§ What the task asks: Will you output the lines between the ones holding "Recreate this image" and "tributaria en la", inclusive, exactly as they stand, and only those lines, with the pictures left out?
## start
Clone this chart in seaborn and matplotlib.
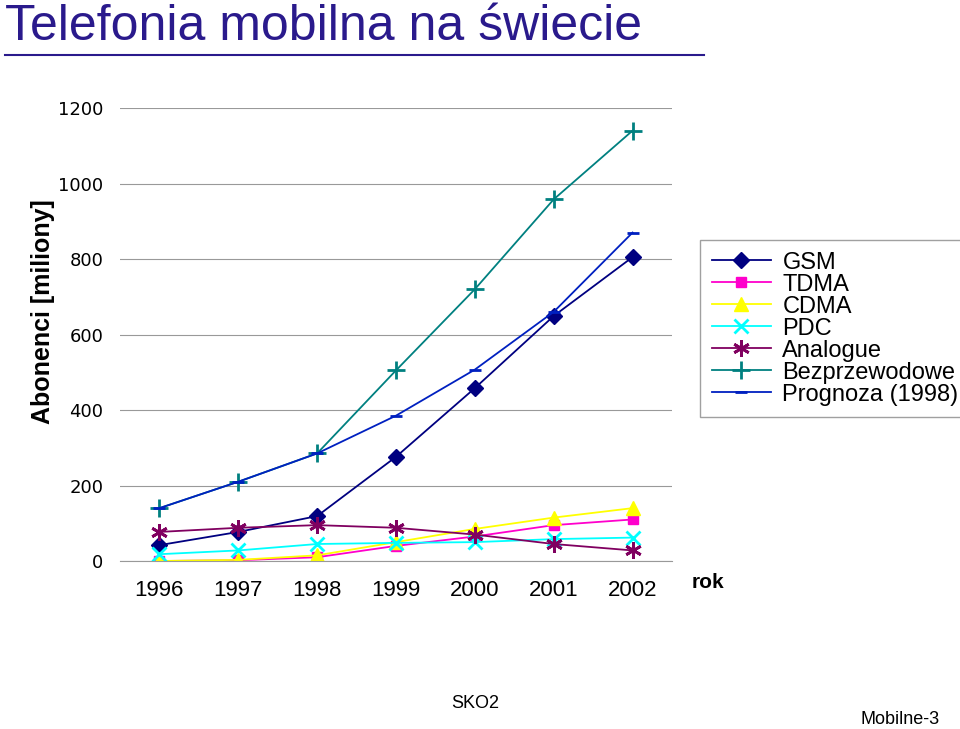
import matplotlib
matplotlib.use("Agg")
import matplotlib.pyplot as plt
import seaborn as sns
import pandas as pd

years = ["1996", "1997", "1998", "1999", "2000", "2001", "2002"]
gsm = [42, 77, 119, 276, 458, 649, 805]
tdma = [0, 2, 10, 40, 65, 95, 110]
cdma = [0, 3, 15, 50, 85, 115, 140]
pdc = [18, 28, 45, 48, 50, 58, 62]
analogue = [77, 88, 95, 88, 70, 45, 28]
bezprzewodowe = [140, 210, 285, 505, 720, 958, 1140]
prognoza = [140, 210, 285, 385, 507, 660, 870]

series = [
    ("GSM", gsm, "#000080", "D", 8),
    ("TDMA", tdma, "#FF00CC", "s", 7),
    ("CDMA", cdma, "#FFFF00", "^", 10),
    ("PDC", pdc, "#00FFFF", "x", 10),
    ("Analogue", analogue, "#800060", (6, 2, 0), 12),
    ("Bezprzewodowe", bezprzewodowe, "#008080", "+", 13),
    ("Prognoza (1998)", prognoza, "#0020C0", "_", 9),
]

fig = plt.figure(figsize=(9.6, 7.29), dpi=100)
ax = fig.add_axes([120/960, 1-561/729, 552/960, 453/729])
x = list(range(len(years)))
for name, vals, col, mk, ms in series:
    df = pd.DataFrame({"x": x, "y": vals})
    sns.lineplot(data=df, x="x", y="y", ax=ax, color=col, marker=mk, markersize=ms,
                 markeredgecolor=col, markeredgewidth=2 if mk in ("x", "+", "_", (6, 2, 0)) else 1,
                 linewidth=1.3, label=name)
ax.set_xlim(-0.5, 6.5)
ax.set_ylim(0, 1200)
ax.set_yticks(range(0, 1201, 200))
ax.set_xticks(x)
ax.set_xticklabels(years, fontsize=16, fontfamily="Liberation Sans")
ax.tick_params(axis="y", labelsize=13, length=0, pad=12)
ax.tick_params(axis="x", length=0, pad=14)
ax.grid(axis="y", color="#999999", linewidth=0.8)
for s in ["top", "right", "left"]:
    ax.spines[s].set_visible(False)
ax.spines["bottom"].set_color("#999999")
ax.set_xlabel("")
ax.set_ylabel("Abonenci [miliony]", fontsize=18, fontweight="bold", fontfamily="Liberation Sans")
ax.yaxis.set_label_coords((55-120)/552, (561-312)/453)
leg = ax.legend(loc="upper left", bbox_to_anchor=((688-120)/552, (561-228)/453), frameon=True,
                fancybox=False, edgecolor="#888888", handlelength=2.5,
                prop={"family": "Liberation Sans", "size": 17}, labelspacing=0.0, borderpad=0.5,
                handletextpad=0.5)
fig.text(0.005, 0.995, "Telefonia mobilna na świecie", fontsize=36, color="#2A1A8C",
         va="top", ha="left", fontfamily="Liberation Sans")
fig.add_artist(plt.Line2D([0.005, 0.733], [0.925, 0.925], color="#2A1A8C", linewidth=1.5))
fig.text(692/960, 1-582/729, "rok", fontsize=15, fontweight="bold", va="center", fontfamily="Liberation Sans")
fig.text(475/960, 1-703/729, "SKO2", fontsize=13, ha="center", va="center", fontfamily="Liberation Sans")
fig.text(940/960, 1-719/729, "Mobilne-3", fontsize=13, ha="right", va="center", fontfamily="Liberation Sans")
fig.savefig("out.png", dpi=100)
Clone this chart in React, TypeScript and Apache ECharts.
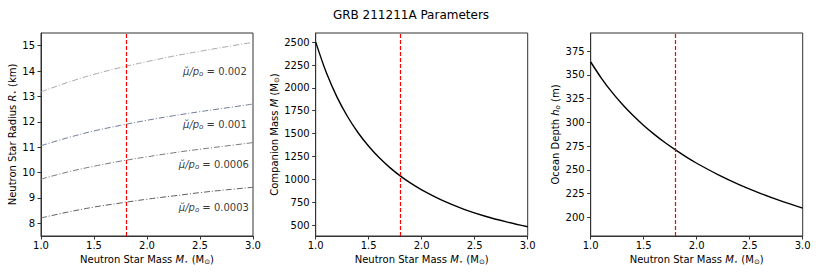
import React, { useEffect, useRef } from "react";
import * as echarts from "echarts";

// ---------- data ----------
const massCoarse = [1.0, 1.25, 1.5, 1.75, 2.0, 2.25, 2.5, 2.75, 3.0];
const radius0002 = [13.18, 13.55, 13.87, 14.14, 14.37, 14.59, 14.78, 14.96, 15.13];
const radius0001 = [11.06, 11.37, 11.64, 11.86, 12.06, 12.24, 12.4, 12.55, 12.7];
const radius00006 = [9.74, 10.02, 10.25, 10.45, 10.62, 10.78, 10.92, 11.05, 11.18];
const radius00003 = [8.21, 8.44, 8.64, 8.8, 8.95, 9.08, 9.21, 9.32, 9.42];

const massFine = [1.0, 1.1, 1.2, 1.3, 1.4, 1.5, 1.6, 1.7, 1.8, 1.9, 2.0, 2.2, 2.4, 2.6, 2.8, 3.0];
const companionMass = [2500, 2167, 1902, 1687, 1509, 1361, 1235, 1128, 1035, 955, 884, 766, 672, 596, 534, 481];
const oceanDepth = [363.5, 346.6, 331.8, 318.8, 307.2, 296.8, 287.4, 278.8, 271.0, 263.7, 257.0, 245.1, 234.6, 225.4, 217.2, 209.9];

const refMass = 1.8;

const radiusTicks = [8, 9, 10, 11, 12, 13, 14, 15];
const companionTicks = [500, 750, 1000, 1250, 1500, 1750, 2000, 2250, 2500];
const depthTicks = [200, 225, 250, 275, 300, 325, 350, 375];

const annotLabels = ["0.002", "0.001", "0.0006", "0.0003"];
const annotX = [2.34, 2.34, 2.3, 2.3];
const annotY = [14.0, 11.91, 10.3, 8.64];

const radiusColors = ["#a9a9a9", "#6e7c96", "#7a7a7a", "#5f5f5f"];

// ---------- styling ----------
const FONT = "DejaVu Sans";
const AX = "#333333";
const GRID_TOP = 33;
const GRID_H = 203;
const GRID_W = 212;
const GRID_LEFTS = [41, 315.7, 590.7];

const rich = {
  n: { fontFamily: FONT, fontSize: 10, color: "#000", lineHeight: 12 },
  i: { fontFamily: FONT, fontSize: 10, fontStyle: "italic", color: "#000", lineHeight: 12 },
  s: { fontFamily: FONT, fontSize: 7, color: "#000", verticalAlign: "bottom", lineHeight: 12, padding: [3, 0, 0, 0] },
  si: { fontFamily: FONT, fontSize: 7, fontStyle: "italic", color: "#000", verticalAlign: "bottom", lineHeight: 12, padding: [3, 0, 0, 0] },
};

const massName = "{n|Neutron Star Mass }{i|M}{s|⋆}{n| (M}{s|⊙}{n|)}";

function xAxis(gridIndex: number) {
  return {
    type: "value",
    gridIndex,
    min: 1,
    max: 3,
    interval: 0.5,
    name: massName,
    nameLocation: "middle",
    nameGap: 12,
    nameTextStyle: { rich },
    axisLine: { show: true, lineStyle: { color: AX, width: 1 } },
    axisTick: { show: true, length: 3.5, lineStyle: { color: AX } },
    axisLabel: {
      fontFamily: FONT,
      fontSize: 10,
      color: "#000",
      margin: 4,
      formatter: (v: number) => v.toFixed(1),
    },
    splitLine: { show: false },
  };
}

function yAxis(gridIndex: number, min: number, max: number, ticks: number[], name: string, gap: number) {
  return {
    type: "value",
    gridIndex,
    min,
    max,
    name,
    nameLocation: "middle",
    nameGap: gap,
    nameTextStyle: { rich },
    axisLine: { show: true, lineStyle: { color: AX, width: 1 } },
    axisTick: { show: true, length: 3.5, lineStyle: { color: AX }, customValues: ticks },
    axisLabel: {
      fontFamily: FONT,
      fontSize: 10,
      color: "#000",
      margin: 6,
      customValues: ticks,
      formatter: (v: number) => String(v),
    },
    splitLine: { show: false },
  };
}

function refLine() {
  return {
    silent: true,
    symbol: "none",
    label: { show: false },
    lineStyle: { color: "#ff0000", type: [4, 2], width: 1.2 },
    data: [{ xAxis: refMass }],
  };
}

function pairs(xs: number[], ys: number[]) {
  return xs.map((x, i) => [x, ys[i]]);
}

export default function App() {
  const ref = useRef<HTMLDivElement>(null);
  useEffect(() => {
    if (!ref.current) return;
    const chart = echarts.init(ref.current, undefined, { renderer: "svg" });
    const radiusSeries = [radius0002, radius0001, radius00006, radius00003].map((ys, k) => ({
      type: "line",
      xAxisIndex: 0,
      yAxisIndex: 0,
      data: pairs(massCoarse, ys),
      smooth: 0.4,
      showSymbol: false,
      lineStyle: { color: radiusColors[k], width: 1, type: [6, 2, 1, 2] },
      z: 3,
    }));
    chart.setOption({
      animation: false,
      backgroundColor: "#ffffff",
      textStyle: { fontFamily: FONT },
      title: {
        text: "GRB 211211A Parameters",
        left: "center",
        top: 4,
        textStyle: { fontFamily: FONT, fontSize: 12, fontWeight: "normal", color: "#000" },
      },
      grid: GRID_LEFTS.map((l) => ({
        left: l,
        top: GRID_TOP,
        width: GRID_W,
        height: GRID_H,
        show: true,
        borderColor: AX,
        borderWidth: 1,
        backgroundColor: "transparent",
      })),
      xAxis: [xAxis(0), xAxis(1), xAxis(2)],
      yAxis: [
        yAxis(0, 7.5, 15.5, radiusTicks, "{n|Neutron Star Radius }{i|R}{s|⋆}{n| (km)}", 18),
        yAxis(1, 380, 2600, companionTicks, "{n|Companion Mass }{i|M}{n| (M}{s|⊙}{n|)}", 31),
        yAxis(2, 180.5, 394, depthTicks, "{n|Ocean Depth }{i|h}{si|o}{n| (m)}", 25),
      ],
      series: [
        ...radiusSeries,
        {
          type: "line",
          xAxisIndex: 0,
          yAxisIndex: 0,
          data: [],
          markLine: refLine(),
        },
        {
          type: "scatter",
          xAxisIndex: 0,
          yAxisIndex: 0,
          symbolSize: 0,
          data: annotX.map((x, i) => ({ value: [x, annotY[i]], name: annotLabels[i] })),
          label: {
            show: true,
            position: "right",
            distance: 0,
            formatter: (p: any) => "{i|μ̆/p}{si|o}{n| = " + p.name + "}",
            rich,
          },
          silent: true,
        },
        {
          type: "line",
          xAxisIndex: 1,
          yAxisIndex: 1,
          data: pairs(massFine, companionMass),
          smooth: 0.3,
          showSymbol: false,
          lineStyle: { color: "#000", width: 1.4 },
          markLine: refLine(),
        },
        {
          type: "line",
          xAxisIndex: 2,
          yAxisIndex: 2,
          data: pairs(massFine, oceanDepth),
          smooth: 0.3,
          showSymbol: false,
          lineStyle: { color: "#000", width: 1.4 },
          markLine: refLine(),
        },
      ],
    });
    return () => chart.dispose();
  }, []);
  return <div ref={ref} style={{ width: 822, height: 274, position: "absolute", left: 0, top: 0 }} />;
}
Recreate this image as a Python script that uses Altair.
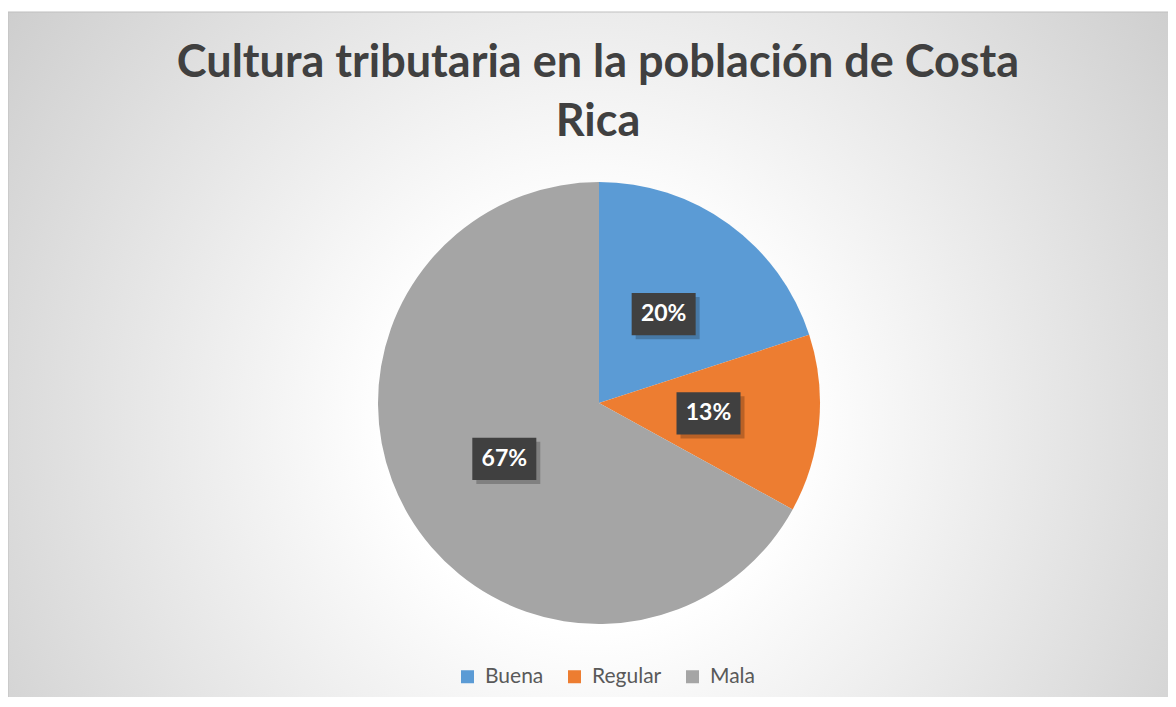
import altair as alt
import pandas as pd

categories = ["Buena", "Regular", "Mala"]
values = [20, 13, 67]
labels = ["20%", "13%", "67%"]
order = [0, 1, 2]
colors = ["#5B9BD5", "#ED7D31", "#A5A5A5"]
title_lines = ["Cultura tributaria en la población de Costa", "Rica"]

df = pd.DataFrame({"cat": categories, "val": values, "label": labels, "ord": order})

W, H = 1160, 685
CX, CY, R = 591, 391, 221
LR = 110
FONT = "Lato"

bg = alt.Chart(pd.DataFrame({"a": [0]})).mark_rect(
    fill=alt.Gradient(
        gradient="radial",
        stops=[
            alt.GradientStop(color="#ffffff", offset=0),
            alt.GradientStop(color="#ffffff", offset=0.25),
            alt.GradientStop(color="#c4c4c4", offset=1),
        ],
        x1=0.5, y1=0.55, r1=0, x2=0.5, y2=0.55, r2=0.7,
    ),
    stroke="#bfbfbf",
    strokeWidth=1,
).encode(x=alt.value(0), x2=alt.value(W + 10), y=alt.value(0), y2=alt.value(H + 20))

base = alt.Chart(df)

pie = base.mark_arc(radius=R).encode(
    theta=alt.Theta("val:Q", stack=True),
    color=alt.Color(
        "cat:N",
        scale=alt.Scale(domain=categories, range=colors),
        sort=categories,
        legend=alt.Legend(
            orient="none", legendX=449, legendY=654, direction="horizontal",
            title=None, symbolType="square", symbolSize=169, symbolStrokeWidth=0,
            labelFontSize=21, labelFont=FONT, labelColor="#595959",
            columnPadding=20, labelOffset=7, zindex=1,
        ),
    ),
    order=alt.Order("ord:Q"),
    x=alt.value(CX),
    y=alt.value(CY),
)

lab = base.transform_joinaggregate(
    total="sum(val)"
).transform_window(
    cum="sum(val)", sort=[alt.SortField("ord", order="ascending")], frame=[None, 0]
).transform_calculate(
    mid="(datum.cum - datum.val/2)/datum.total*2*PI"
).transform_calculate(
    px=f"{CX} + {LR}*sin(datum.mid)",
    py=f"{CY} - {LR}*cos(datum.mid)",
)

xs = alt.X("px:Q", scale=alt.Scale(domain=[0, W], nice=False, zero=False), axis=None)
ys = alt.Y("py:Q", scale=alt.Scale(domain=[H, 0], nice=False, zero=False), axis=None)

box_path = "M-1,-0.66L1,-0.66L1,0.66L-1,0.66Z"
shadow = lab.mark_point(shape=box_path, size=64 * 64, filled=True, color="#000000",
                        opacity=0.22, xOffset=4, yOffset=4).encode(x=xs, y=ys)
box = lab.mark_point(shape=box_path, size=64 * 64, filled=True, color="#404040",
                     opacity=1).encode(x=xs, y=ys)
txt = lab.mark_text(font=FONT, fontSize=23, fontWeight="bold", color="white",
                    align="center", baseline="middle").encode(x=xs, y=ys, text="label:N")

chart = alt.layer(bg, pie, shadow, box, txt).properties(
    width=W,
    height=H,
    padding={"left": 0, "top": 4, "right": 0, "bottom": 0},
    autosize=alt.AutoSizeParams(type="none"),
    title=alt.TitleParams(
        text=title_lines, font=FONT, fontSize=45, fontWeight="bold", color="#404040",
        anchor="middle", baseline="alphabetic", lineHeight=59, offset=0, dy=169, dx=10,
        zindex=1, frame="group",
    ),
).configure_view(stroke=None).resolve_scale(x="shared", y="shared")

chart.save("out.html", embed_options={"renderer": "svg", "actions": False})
## end
§ Exercise answer:
Recreate this image as a Python script that uses Altair.
import altair as alt
import pandas as pd

categories = ["Buena", "Regular", "Mala"]
values = [20, 13, 67]
labels = ["20%", "13%", "67%"]
order = [0, 1, 2]
colors = ["#5B9BD5", "#ED7D31", "#A5A5A5"]
title_lines = ["Cultura tributaria en la población de Costa", "Rica"]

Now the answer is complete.